The recital ended. Half an hour later, stepping out of the elevator, Sonya heard the telephone ringing in the apartment.

“Mrs. Rosenberg? This is Dr. Katz at the Montefiore hospital …” She threw keys and wallet onto the telephone table. “… has sustained a heart attack, he’s very much alive …” She unbuttoned the coat and allowed it to drop to the floor. “… and conscious. His condition is stable …” She stepped away from the fallen coat, kicked it, got the room number, hung up, grabbed her raincoat from the closet — really, spring had come at last — and retrieved wallet and keys from the table. She snatched up a square of challis, and ran down the five flights of stairs and hailed a taxi. In the cab she slid the challis over her head and tied it under her chin. Roland had given it to her for her birthday, to wear as a scarf around her neck — paisley, it was all the rage. Oh, let her have another birthday gift from him next year; let him buy her another babushka. Let him live.

“THANK YOU FOR COMING.”

“Thank you for inviting us.” Where should they sit? Sonya wondered. She watched Roland settle himself in his customary chair, and so she took her own. Their hostess sat at ease on the sofa.

She was not the curly daughter, she was the one with full lips. The lips were still full — she could not be more than thirty-five, after all — and the long hair was still blond. “I want to meet you,” she’d said on the telephone, in a husky voice that she must have been told many times was irresistible. Well, maybe it was irresistible; they hadn’t resisted. “You left me a nicer apartment than the one I left you,” she’d gone on. “Nothing out of place; and those improvements!” The spice rack, Sonya supposed; the ironing board, a chair leg that no longer wobbled, added plants … the button? “Besides,” she’d chuckled. “You forgot your tuxedo.”

Now Madame Schumacher—“Can’t I be Erika?” she’d requested — poured generous tots of sherry. “You’re living on the West Side?” she asked.
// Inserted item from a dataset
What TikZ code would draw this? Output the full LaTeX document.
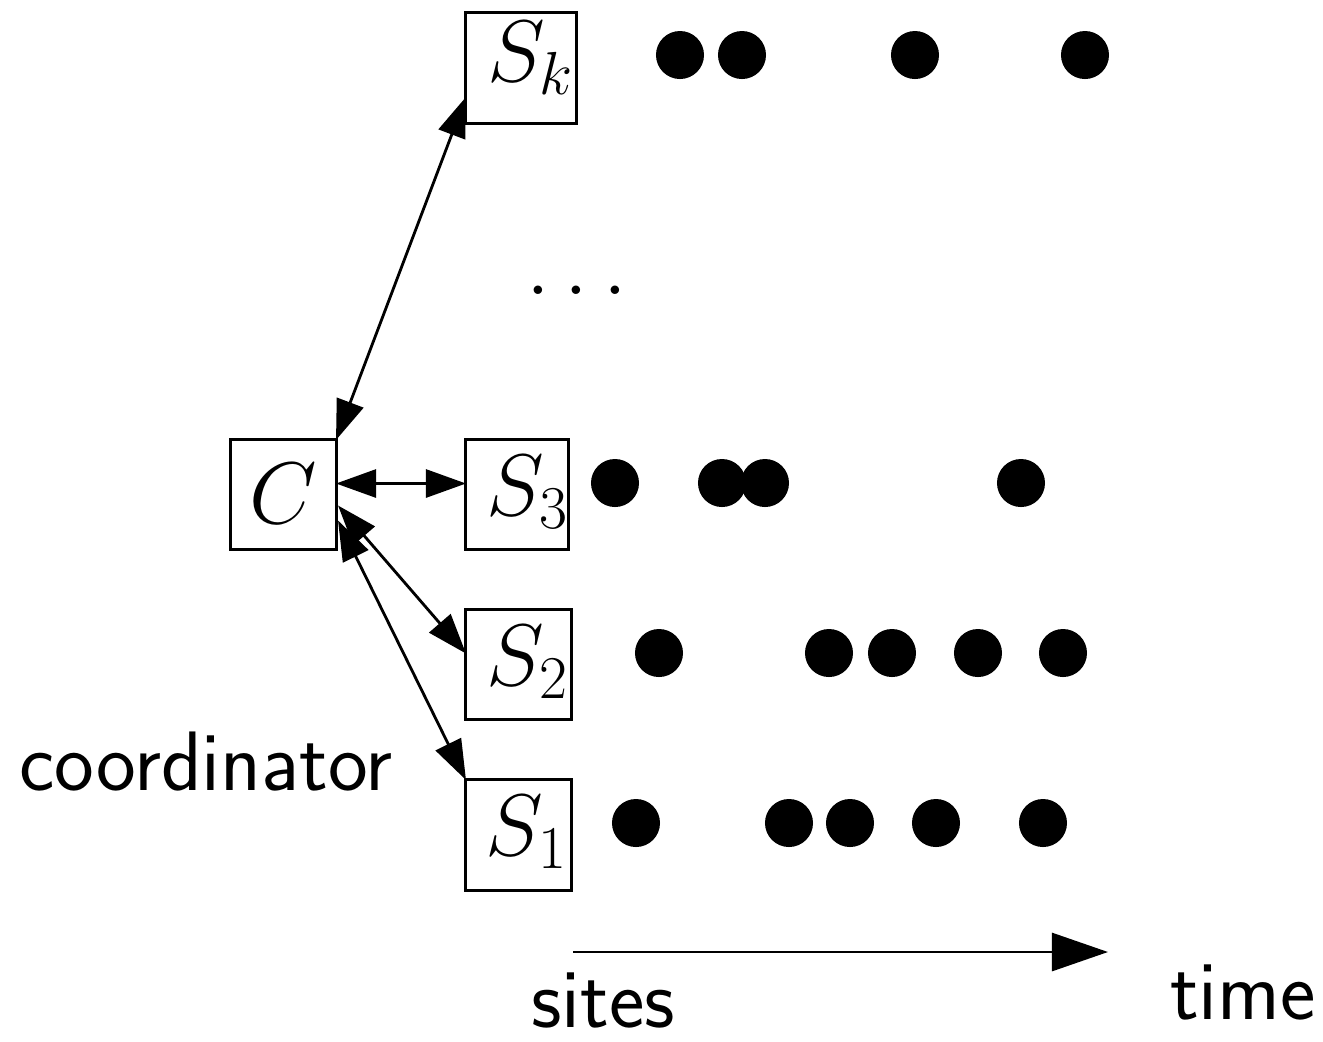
\documentclass[tikz,border=0pt]{standalone}
\usetikzlibrary{arrows.meta,calc}
\begin{document}
\begin{tikzpicture}[x=0.01cm,y=-0.01cm,
  sitebox/.style={draw,line width=0.85pt,minimum width=1.05cm,minimum height=1.09cm,inner sep=0pt,outer sep=0pt},
  lbl/.style={font=\fontsize{23}{27}\selectfont},
  stxt/.style={font=\fontsize{24}{28}\selectfont\sffamily,inner sep=0pt},
  ev/.style={fill=black,circle,minimum size=0.48cm,inner sep=0pt},
  link/.style={line width=0.8pt,{Triangle[length=0.40cm,width=0.28cm]}-{Triangle[length=0.40cm,width=0.28cm]}}]
\useasboundingbox (0,0) rectangle (1323,1041);
% boxes
\node[sitebox,minimum width=1.05cm,minimum height=1.09cm] (C) at (283.5,494.5) {};
\node[sitebox,minimum width=1.10cm,minimum height=1.10cm] (Sk) at (521,68) {};
\node[sitebox,minimum width=1.02cm,minimum height=1.09cm] (S3) at (517,494.5) {};
\node[sitebox,minimum width=1.05cm,minimum height=1.09cm] (S2) at (518.5,664.5) {};
\node[sitebox,minimum width=1.05cm,minimum height=1.10cm] (S1) at (518.5,835) {};
% labels
\node[lbl] (tC) at (283,494) {$C$};
\node[lbl] (tSk) at (531,58) {$S_k$};
\node[lbl] (tS3) at (528,492) {$S_3$};
\node[lbl] (tS2) at (528,662) {$S_2$};
\node[lbl] (tS1) at (527,832) {$S_1$};
\node[lbl] (dots) at (577,290) {$\dots$};
\node[stxt] (coord) at (206,762) {coordinator};
\node[stxt] (sites) at (603,1000) {sites};
\node[stxt] (time) at (1243,992) {time};
% connectors
\draw[link] (C.north east) -- ($(Sk.south west)+(0,-26)$);
\draw[link] ($(C.east)+(0,-11)$) -- ($(S3.west)+(0,-11)$);
\draw[link] ($(C.east)+(2,11)$) -- ($(S2.west)+(0,-11)$);
\draw[link] ($(C.east)+(2,26)$) -- (S1.north west);
% time arrow
\coordinate (t0) at (573,952);
\coordinate (t1) at (1108,952);
\draw[line width=0.8pt,-{Triangle[length=0.56cm,width=0.38cm]}] (t0) -- (t1);
% events
\foreach \x [count=\i] in {680,742,915,1085} \node[ev] (k\i) at (\x,55) {};
\foreach \x [count=\i] in {615,722,765,1021} \node[ev] (c\i) at (\x,483) {};
\foreach \x [count=\i] in {659,829,892,978,1063} \node[ev] (b\i) at (\x,653) {};
\foreach \x [count=\i] in {636,789,850,936,1043} \node[ev] (a\i) at (\x,823) {};
\end{tikzpicture}
\end{document}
In their new building the elevator always clanged. They had no second bedroom. On Roland’s bad nights he sat up reading and Sonya slept on the living room couch. There she dreamed of London and the bombs. But the place caught afternoon sun. They had purchased cotton rugs and secondhand furniture. Then they had splurged on a Finnish chest painted with stylized flowers. They used it as a coffee table.

“The West Side, yes,” Sonya said.

“An easy bus ride to Carnegie Hall,” Roland said. They talked of music, and of the mayor, and of films.
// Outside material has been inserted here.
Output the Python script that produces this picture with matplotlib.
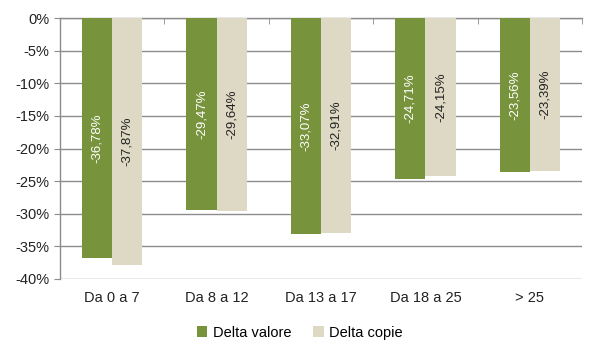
import matplotlib.pyplot as plt
import numpy as np
from matplotlib.ticker import FixedLocator, FuncFormatter

categories = ["Da 0 a 7", "Da 8 a 12", "Da 13 a 17", "Da 18 a 25", "> 25"]
delta_valore = [-36.78, -29.47, -33.07, -24.71, -23.56]
delta_copie = [-37.87, -29.64, -32.91, -24.15, -23.39]
series_names = ["Delta valore", "Delta copie"]

green = "#77933C"
beige = "#DDD9C4"
grid_gray = "#8C8C8C"

plt.rcParams["font.family"] = ["Liberation Sans", "DejaVu Sans"]

fig = plt.figure(figsize=(6, 3.6), dpi=100)
ax = fig.add_axes([0.1, 0.225, 0.87, 0.725])

x = np.arange(len(categories))
w = 0.29
b1 = ax.bar(x - w / 2, delta_valore, w, color=green, label=series_names[0], zorder=3)
b2 = ax.bar(x + w / 2, delta_copie, w, color=beige, label=series_names[1], zorder=3)


def fmt(v):
    return f"{v:.2f}%".replace(".", ",")


# value labels centred inside the bars, rotated
for rect, v in zip(b1, delta_valore):
    ax.text(rect.get_x() + rect.get_width() / 2, v / 2, fmt(v), rotation=90,
            ha="center", va="center", color="white", fontsize=9.5, zorder=4)
for rect, v in zip(b2, delta_copie):
    ax.text(rect.get_x() + rect.get_width() / 2, v / 2, fmt(v), rotation=90,
            ha="center", va="center", color="#222222", fontsize=9.5, zorder=4)

ax.set_ylim(-40, 0)
ax.set_xlim(-0.5, len(categories) - 0.5)
ax.set_yticks(np.arange(-40, 1, 5))
ax.yaxis.set_major_formatter(FuncFormatter(lambda v, p: f"{v:.0f}%"))
ax.grid(axis="y", color=grid_gray, linewidth=1, zorder=0)

ax.set_xticks(x)
ax.set_xticklabels(categories)
ax.xaxis.set_minor_locator(FixedLocator(np.arange(0.5, len(categories), 1)))
ax.tick_params(axis="x", which="major", length=0, pad=9, labelsize=10.5, labelcolor="#222222")
ax.tick_params(axis="x", which="minor", top=True, bottom=False, direction="in",
               length=4, color=grid_gray)
ax.tick_params(axis="y", length=4, color=grid_gray, labelsize=10.5, labelcolor="#222222")

for s in ["right", "bottom"]:
    ax.spines[s].set_visible(False)
for s in ["left", "top"]:
    ax.spines[s].set_color(grid_gray)
    ax.spines[s].set_linewidth(1)

fig.legend(loc="lower center", bbox_to_anchor=(0.5, 0.02), ncol=2, frameon=False,
           fontsize=10.5, handlelength=0.7, handleheight=0.7, handletextpad=0.4,
           columnspacing=1.5)

fig.savefig("out.png")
“Were you in Hollywood?” Sonya asked. Direct questions were not her habit; but she was a quarter century older than this beautiful woman, and her navy shirtwaist gave her the modest authority of a nanny. She had abandoned the Mary Martin hairstyle. Her straight white hair just grazed the shirtwaist’s collar.

“The whole family is in the movie business, none of us in front of the camera. I did some translations, this and that … I was divorcing when I left New York and I am thoroughly divorced now.” She gave a graceful shudder. Her accent was light, not at all guttural, just a sometime transposition of W s and V s, as in “diworced.” The sisters had all learned English from their tutor, she said; and she, Erika, had worked on French during a summer spent with an aunt, such a beautiful apartment, you could see the Seine. Sonya thought of ailing Paris, the oily river, the bridge.

More conversation, then silence. They would not see each other again: the woman of the world, the pair of pensioners. When Sonya and Roland got up to say good-bye, Erika stood also and left the room and came back with the tuxedo over her arm. “I didn’t notice it when I first came home. It was hiding behind Franz’s old coat.”

“Oh Yes The Coat,” Sonya said.

“My ex-husband’s. I kept it out of malice, he loved it so. I think I’ll give it to the Writers and Artists Thrift Shop.”

“Our organization distributes clothing to the needy.”

“I’ll remember that,” Erika said. She’d forget it before the elevator reached the lobby.

On the sidewalk, Roland pointed to the tuxedo, which Sonya carried over her arm. “I’ll never wear that thing again.”